The United States and Australia are deliberately restricting the place of Chinese telco Huawei in their telecommunications landscapes. We’re told these changes will be worth it from a security point of view.
But Huawei infrastructure is already ubiquitous in telecommunications networks, and we have other avenues available to us if we’re concerned about cybersecurity.
In the end, halting involvement of Huawei in Australia will be felt directly by customers. We will have to be satisfied with below-par 5G internet speeds and delayed service rollouts.
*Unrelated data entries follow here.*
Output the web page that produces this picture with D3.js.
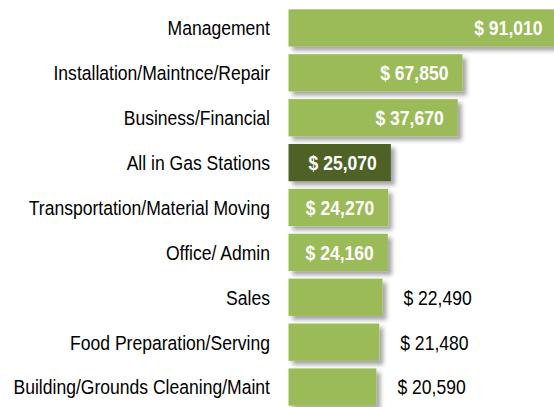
<!DOCTYPE html>
<html>
<head>
<meta charset="utf-8">
<script src="https://cdn.jsdelivr.net/npm/d3@7"></script>
<style>
  body { margin: 0; background: #fff; }
  text { font-family: Arial, "Liberation Sans", sans-serif; }
</style>
</head>
<body>
<div id="chart"></div>
<script>
// Occupations and median wages
const categories = [
    'Management',
    'Installation/Maintnce/Repair',
    'Business/Financial',
    'All in Gas Stations',
    'Transportation/Material Moving',
    'Office/ Admin',
    'Sales ',
    'Food Preparation/Serving',
    'Building/Grounds Cleaning/Maint'
];
const wages = [91010, 67850, 37670, 25070, 24270, 24160, 22490, 21480, 20590];
const highlight = ['All in Gas Stations'];

// Bar axis is not linear in the original (broken scale), so use a piecewise scale
const axisBreaks = [0, 20000, 25000, 38000, 68000, 91000];
const axisBreakLengths = [0, 86, 102, 171, 174, 268];

const config = {
    width: 554,
    height: 407,
    barLeft: 288.5,
    labelRight: 270,
    fontSize: 19.5,
    squeeze: 0.9
};

const svg = d3.select('#chart').append('svg')
    .attr('width', config.width)
    .attr('height', config.height);

// soft drop shadow under each bar
const filter = svg.append('defs').append('filter')
    .attr('id', 'shadow')
    .attr('x', '-10%').attr('y', '-20%')
    .attr('width', '130%').attr('height', '160%');
filter.append('feDropShadow')
    .attr('dx', 4).attr('dy', 4)
    .attr('stdDeviation', 2)
    .attr('flood-color', '#000')
    .attr('flood-opacity', 0.35);

const x = d3.scaleLinear()
    .domain(axisBreaks)
    .range(axisBreakLengths.map(d => config.barLeft + d));

const y = d3.scaleBand()
    .domain(categories)
    .range([5.5, 409.5])
    .paddingInner(0.17)
    .paddingOuter(0.085);

const data = categories.map((c, i) => ({ name: c, value: wages[i] }));
const fmt = d => '$ ' + d3.format(',')(d);
const inside = d => d.value >= 24000;

// Bars
svg.selectAll('.bar')
    .data(data)
    .join('rect')
    .attr('class', 'bar')
    .attr('x', config.barLeft)
    .attr('y', d => y(d.name))
    .attr('width', d => x(d.value) - config.barLeft)
    .attr('height', y.bandwidth())
    .attr('fill', d => highlight.includes(d.name) ? '#4f6228' : '#9bbb59')
    .attr('filter', 'url(#shadow)');

// Category labels (text is a bit condensed in the original)
svg.selectAll('.cat-label')
    .data(data)
    .join('text')
    .attr('class', 'cat-label')
    .attr('transform', d => `translate(${config.labelRight},${y(d.name) + y.bandwidth() / 2}) scale(${config.squeeze},1)`)
    .attr('text-anchor', 'end')
    .attr('dy', '0.38em')
    .attr('font-size', config.fontSize)
    .attr('fill', '#000')
    .text(d => d.name);

// Value labels: inside end for the long bars, outside for the rest
svg.selectAll('.val-label')
    .data(data)
    .join('text')
    .attr('class', 'val-label')
    .attr('transform', d => {
        const xPos = inside(d) ? x(d.value) - 14 : x(d.value) + 21;
        return `translate(${xPos},${y(d.name) + y.bandwidth() / 2}) scale(${config.squeeze},1)`;
    })
    .attr('text-anchor', d => inside(d) ? 'end' : 'start')
    .attr('dy', '0.38em')
    .attr('font-size', config.fontSize)
    .attr('font-weight', d => inside(d) ? 'bold' : 'normal')
    .attr('fill', d => inside(d) ? '#fff' : '#000')
    .text(d => fmt(d.value));
</script>
</body>
</html>
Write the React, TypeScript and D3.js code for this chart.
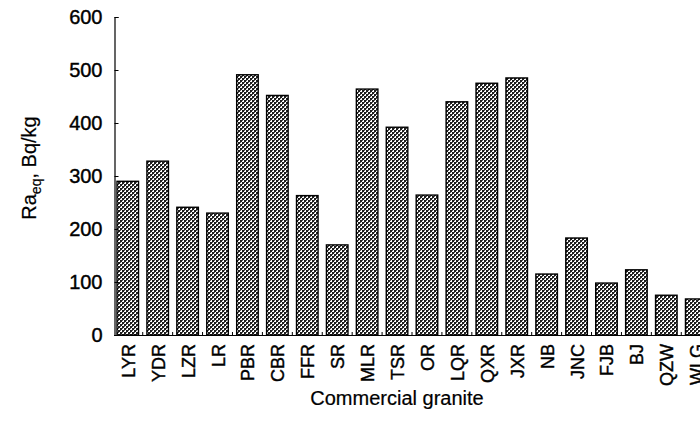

And we probably won’t be able to use Google Play on Huawei smart phones after 2020.
Huawei offers the best 5G
5G is a mobile phone network that promises top speeds, especially in highly populated areas. Australia has been expecting the network to be broadly up and running by around 2020 – there is limited availability in some central business districts right now.
Top 5G speeds can reach up to 10 gigabits per second, 20 times faster than 4G. This means movie downloads in a matter of seconds – as opposed to minutes with 4G. A mobile phone, gaming laptop or smart TV can communicate with a 5G network at a response speed of 1 millisecond, as opposed to 30 milliseconds with 4G.
Huawei, the world’s biggest manufacturer of telecommunications equipment, is leading the 5G race. The Chinese company is around 12 months ahead of its competitors Nokia and Ericsson. Huawei has been involved in providing 3G and 4G services in Australia since 2004 – reportedly working with Vodafone and Optus, but not Telstra or NBN Co. Huawei built a private 4G network for mining company Santos, and digital voice and data communication systems for rail services in Western Australia and New South Wales. This includes radio masts, base stations and handheld radios, but not the core network.
But Huawei was restricted from participating in future development of Australia’s and the US’s telecommunications networks from August 2018 and May 2019, respectively. This stems from apparent Australian and US government concerns that Huawei infrastructure could allow the Chinese government to collect foreign intelligence and sensitive information, and sabotage economic interests.